Change datatype in a table with 65.000.000.000 rows
I want to change a columtype from float to numeric(8,3). This saves 3 bytes per row, and in total about 180GB. However, this table has a lot of rows: 65.000.000.000 Cleaning data is not an option. The table has only 4 columns: 3 integer columns and 1 float column. Primary clustered key on 3 integer columns. SQL Server is SQL2008 Standard Edition SP3 (Yes, I already advised 2016 Enterprise) Options: (whatever option I choose, foreign keys and triggers are temporary disabled) 1. Execute "Alter table .. alter column", However, I think this wil eat all the available logspace and how long wil this run? 2. Create the new table besides the old table and move the data to this table. However, if I move 10.000 records per second this will take me 1800 hours... 3. Either option requires to rebuild the clustered index (option 1 to release the saved space, option 2 because of fragmentation), No idea how long this will take... Any ideas?

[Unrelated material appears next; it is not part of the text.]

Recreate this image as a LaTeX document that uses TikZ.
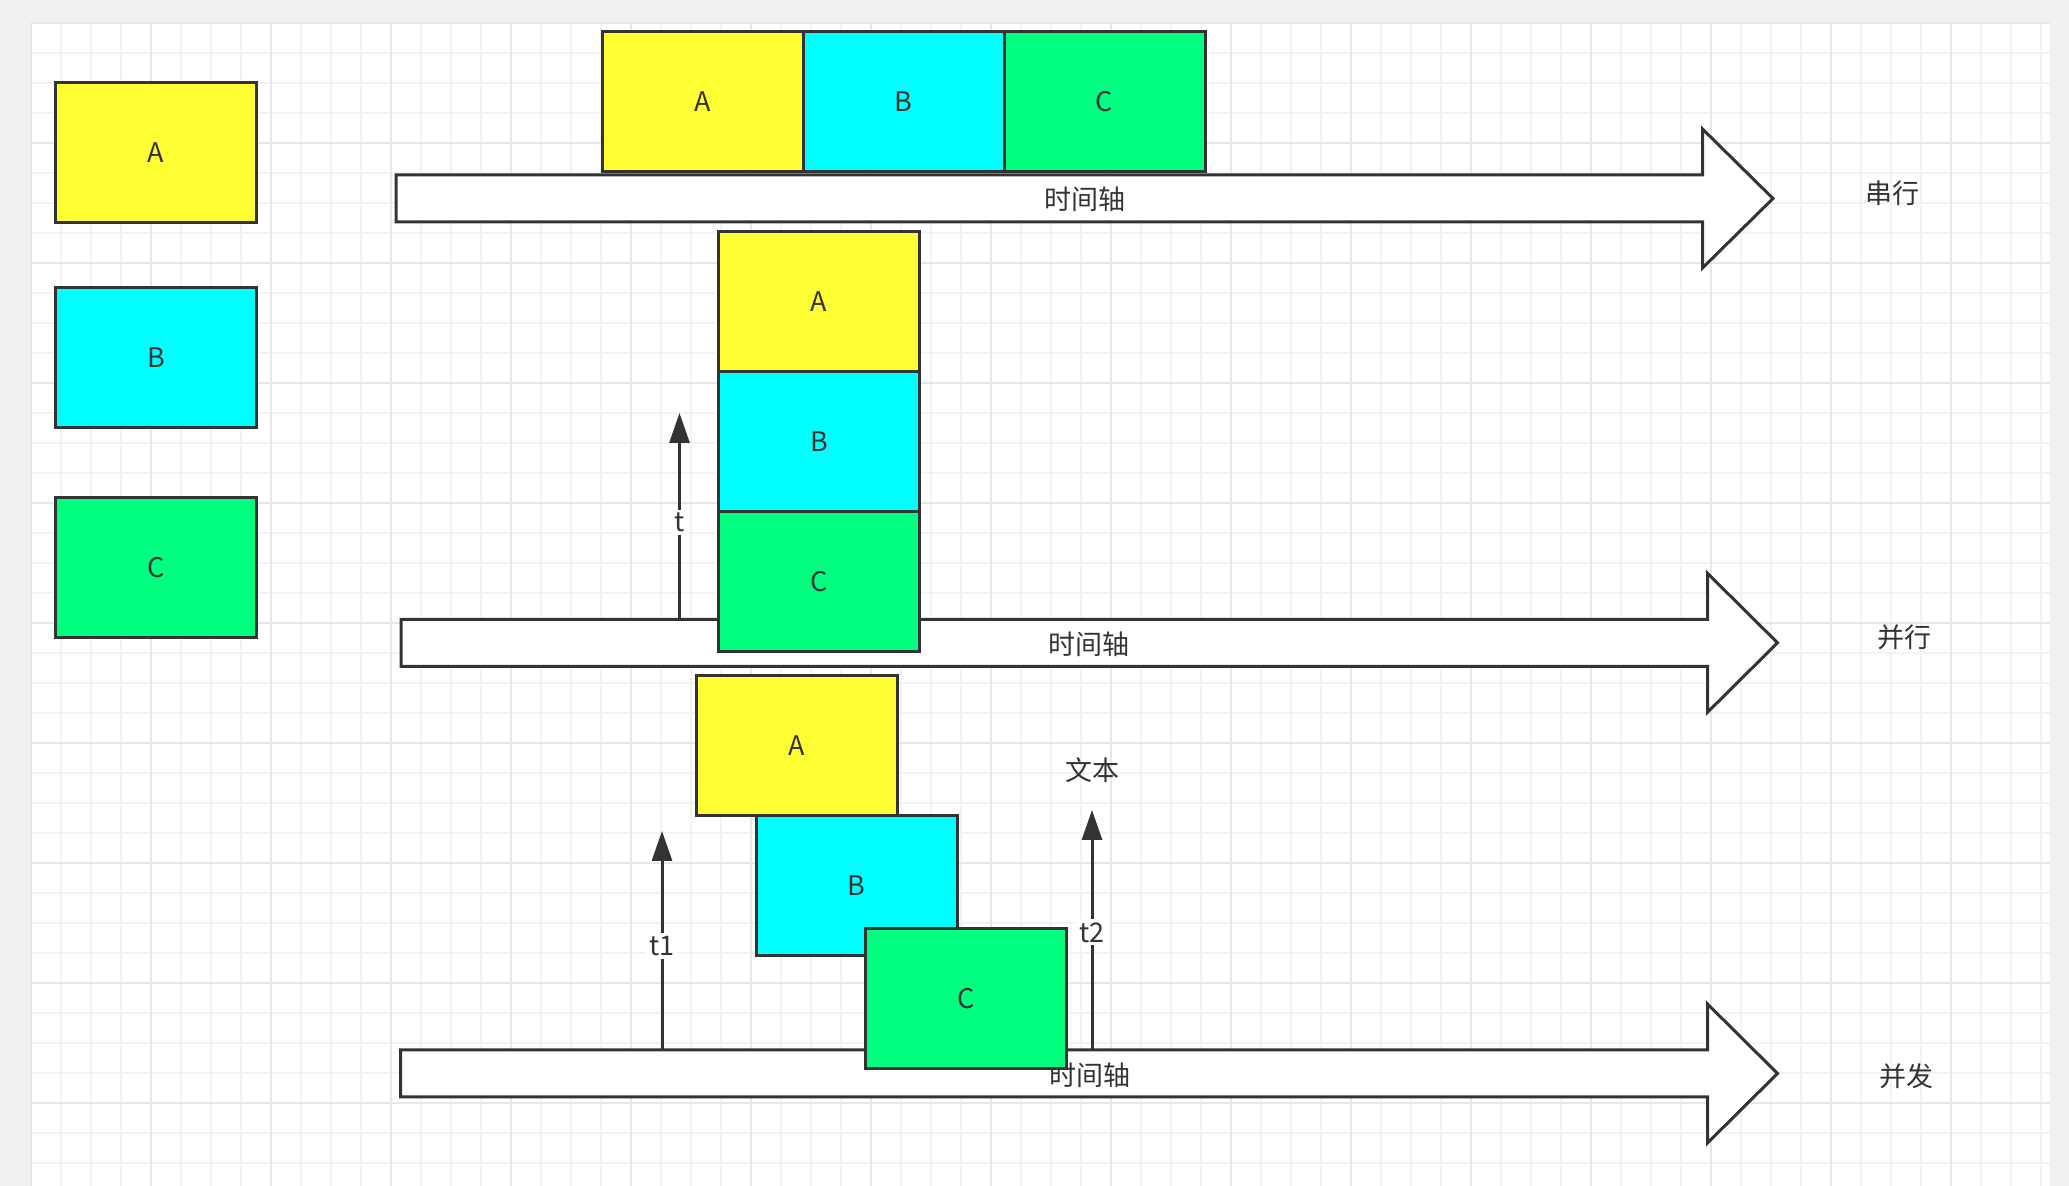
\documentclass[tikz,border=0pt]{standalone}
\usepackage{fontspec}
\setmainfont{Noto Sans CJK SC}
\usepackage{xcolor}
\usetikzlibrary{positioning, arrows.meta}
\definecolor{linegray}{HTML}{333333}
\definecolor{pagegray}{HTML}{F1F1F1}
\definecolor{gridminor}{HTML}{F3F3F3}
\definecolor{gridmajor}{HTML}{E7E7E7}
\definecolor{boxyellow}{HTML}{FFFF33}
\definecolor{boxcyan}{HTML}{00FFFF}
\definecolor{boxgreen}{HTML}{00FF80}
\tikzset{
  task/.style={
    draw=linegray, fill=#1, line width=1.5pt, outer sep=0pt,
    minimum width=100.5pt, minimum height=70pt, inner sep=0pt,
    text=linegray, font=\fontsize{13.5}{16}\selectfont
  },
  axis/.style={draw=linegray, fill=white, line width=1.5pt, line join=miter},
  tarrow/.style={draw=linegray, line width=1.5pt, -{Triangle[length=15pt, width=10pt]}},
  tlabel/.style={fill=white, inner sep=1.5pt, text=linegray, font=\fontsize{13.5}{16}\selectfont},
  plain/.style={inner sep=1pt, text=linegray, font=\fontsize{13.5}{16}\selectfont}
}

\begin{document}
\begin{tikzpicture}[x=0.5pt, y=-0.5pt]
\def\sh{23.5}  % half shaft
\def\hh{69.5}  % half head
\useasboundingbox (0,0) rectangle (2069,1186);

%% Canvas and grid
\fill[pagegray] (0,0) rectangle (2069,1186);
\fill[white] (31,23) rectangle (2050,1186);
\foreach \i in {0,...,67}
  \draw[gridminor, line width=0.6pt] ({31+30*\i},23) -- ({31+30*\i},1186);
\foreach \j in {0,...,38}
  \draw[gridminor, line width=0.6pt] (31,{23+30*\j}) -- (2050,{23+30*\j});
\foreach \i in {0,...,16}
  \draw[gridmajor, line width=0.8pt] ({31+120*\i},23) -- ({31+120*\i},1186);
\foreach \j in {0,...,9}
  \draw[gridmajor, line width=0.8pt] (31,{23+120*\j}) -- (2050,{23+120*\j});

%% Legend
\node[task=boxyellow] (lA) at (156,153) {A};
\node[task=boxcyan] (lB) at (156,358) {B};
\node[task=boxgreen] (lC) at (156,567.5) {C};

%% Serial
\draw[axis] (396,{198.5-\sh}) -- (1702.5,{198.5-\sh}) -- (1702.5,{198.5-\hh})
  -- (1773,198.5) -- (1702.5,{198.5+\hh}) -- (1702.5,{198.5+\sh})
  -- (396,{198.5+\sh}) -- cycle;
\node[plain] (axisS) at (1084.5,199.5) {时间轴};
\node[plain] (rowS) at (1892.5,193.5) {串行};
\node[task=boxyellow] (sA) at (702.5,102) {A};
\node[task=boxcyan, right=0pt of sA] (sB) {B};
\node[task=boxgreen, right=0pt of sB] (sC) {C};

%% Parallel
\draw[axis] (401,{642.8-\sh}) -- (1707.5,{642.8-\sh}) -- (1707.5,{642.8-\hh})
  -- (1777.5,642.8) -- (1707.5,{642.8+\hh}) -- (1707.5,{642.8+\sh})
  -- (401,{642.8+\sh}) -- cycle;
\node[plain] (axisP) at (1089,644) {时间轴};
\node[plain] (rowP) at (1904,637.5) {并行};
\coordinate (tFrom) at (679.5,{642.8-\sh});
\coordinate (tTo) at (679.5,413);
\draw[tarrow] (tFrom) -- node[tlabel, pos=0.47] (tLab) {t} (tTo);
\node[task=boxyellow] (pA) at (819,302) {A};
\node[task=boxcyan, below=0pt of pA] (pB) {B};
\node[task=boxgreen, below=0pt of pB] (pC) {C};

%% Concurrent
\draw[axis] (400.5,{1073.5-\sh}) -- (1707.5,{1073.5-\sh}) -- (1707.5,{1073.5-\hh})
  -- (1777.5,1073.5) -- (1707.5,{1073.5+\hh}) -- (1707.5,{1073.5+\sh})
  -- (400.5,{1073.5+\sh}) -- cycle;
\node[plain] (axisC) at (1089.5,1075) {时间轴};
\node[plain] (rowC) at (1906,1076.5) {并发};
\coordinate (t1From) at (662,{1073.5-\sh});
\coordinate (t1To) at (662,831);
\draw[tarrow] (t1From) -- node[tlabel, pos=0.475] (t1Lab) {t1} (t1To);
\coordinate (t2From) at (1092,{1073.5-\sh});
\coordinate (t2To) at (1092,810);
\draw[tarrow] (t2From) -- node[tlabel, pos=0.49] (t2Lab) {t2} (t2To);
\node[plain] (note) at (1092,770) {文本};
\node[task=boxyellow] (cA) at (797,746) {A};
\node[task=boxcyan] (cB) at (856.5,885.5) {B};
\node[task=boxgreen] (cC) at (966,999) {C};
\end{tikzpicture}
\end{document}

What about adding a new blank column of type numeric(8,3) default NULL, and gradually populating that? When you're done, rename the old column, rename the new column to the original... Probably take a long time, but can be done in chunks over a period of time. Unless the addition of the numeric(8,3) causes the table to get rebuilt first time around. Hmm.
What about creating a new table that matches what you want, and creating a view that merges the two tables (for SELECT) statements; new data goes into the new table; gradually migrate data between the two; updates of old data go into the new table while being removed from the old. When the old table is empty, just drop it & the view?
Except VIEW option, others are all good ones in architecture from long run. the important step1 is to dump such big table to a staging table under DEV environment (can set up a uncommitted isolation level for it), make changes over there, then move back to production when completed. adding blank column (decimal (8,3)) is a good option in detail.
This is an exceptionally large table (in terms of rows). So regardless of method, it will take time to make this change. I would try with option 2, create a new table, and then bulk insert using SSIS to the new table. I would guess it's faster than OUTPUT SELECT * INTO. If your source is a Query which selects rows in the order of the clustered index, and add the ORDER hint to the fast load options of the destination, you are likely to get pretty descent performance even when loading into a clustered index. You will probably have to fiddle a bit with some settings, like max commit size and rows per batch - trial and horror will get you to whatever is "optimal" with your server and memory configuration. EDIT: Didn't mention originally, but my idea would be to load the table with the clustered index defined on the target table, not load into heap and then build clustered index. But also this could be challenged. If you bulk into a heap, using a sorted source query, creating the clustered index as a last step could (or could not) be faster than loading into a clustered index (since the data pumped into the table is sorted, thus the heap is likely to be "sorted").